The next step: polygenic risk scores that finally include environment (and maybe the virus itself)
The review closes with a forward-looking but cautious argument: polygenic risk scores (PRS) could eventually help quantify an individual’s inherited burden and relate it to endophenotypes (imaging or fluid biomarkers), but PRS alone will be incomplete if MS risk is fundamentally G×E. The authors propose integrating PRS-style genetics with environmental measurements and even incorporating EBV genomic variation alongside host loci—conceptually moving toward calibrated models that include genetics (G), environment (E), and interaction (G×E). They are explicit that this is not yet clinically “within reach” due to challenges like pleiotropy and causal inference, but the direction is clear: the post-GWAS era in MS will be defined by synthesis—networks, regulation, expression, and real-world exposures—rather than ever-longer lists of loci.

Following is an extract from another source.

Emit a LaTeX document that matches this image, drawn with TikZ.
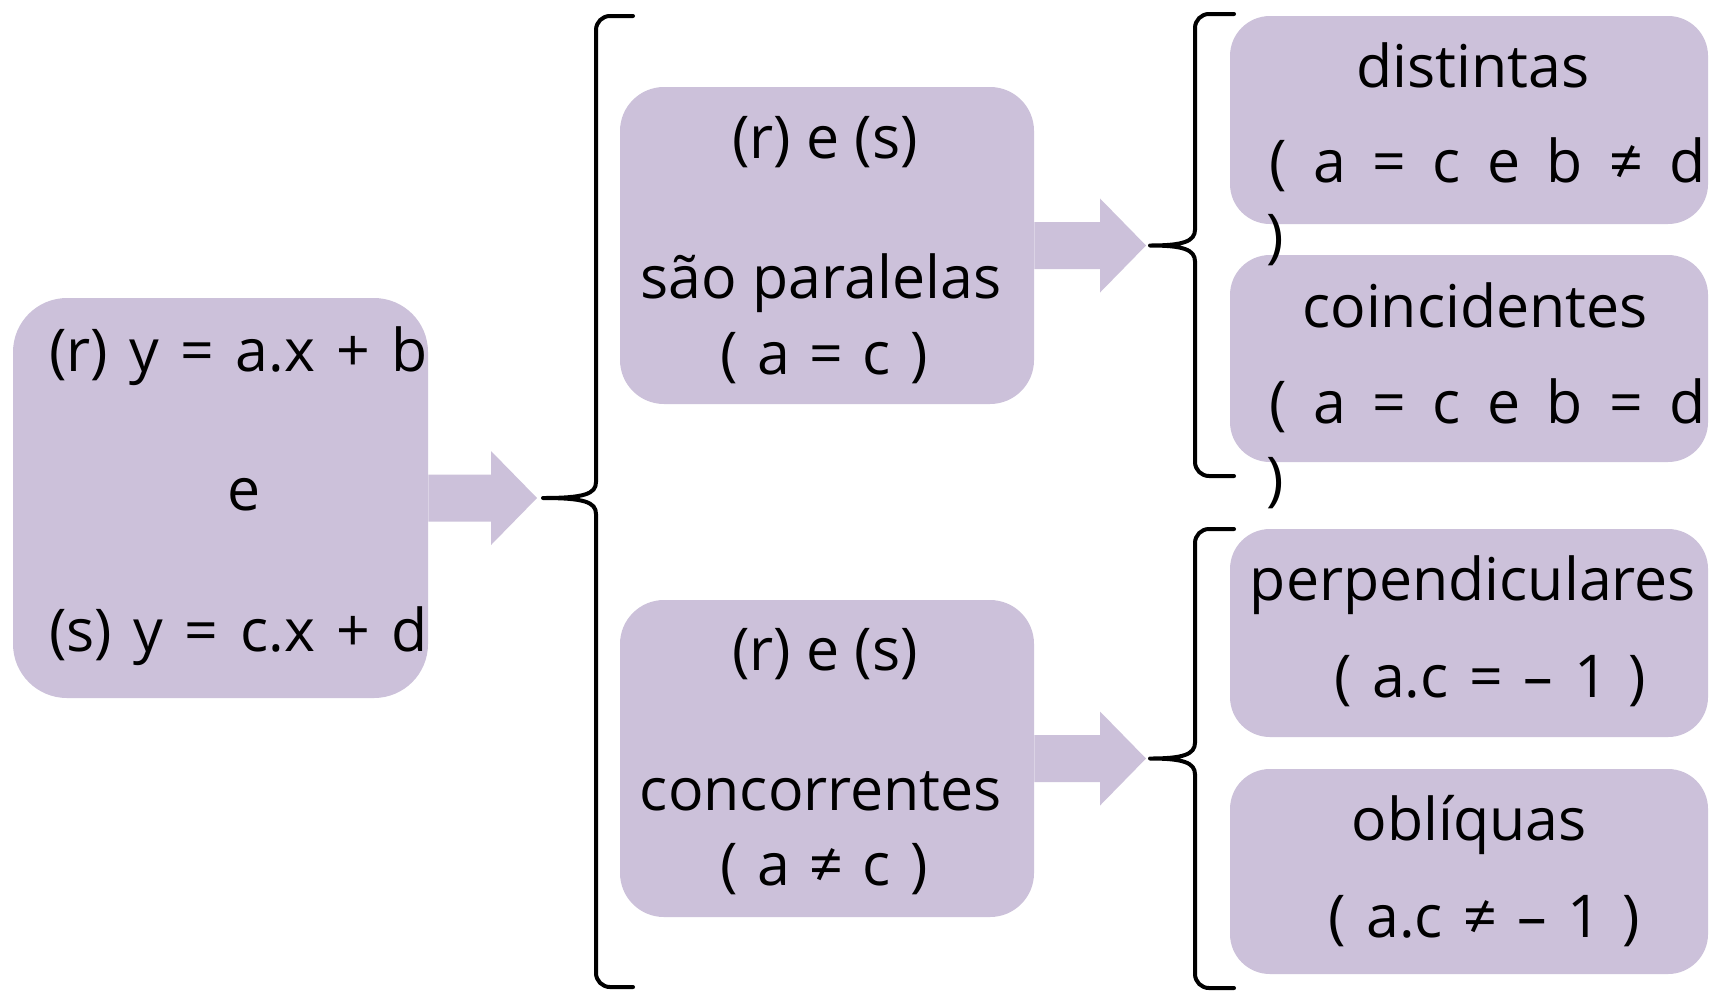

Disclaimer: This blog post is based on the provided research article and is intended for informational purposes only. It is not intended to provide medical advice. Please consult with a healthcare professional for any health concerns.
References:
Mechelli, R., Umeton, R., Manfrè, G., Romano, S., Buscarinu, M. C., Rinaldi, V., ... & Ristori, G. (2020). Reworking GWAS data to understand the role of nongenetic factors in MS etiopathogenesis. Genes, 11(1), 97.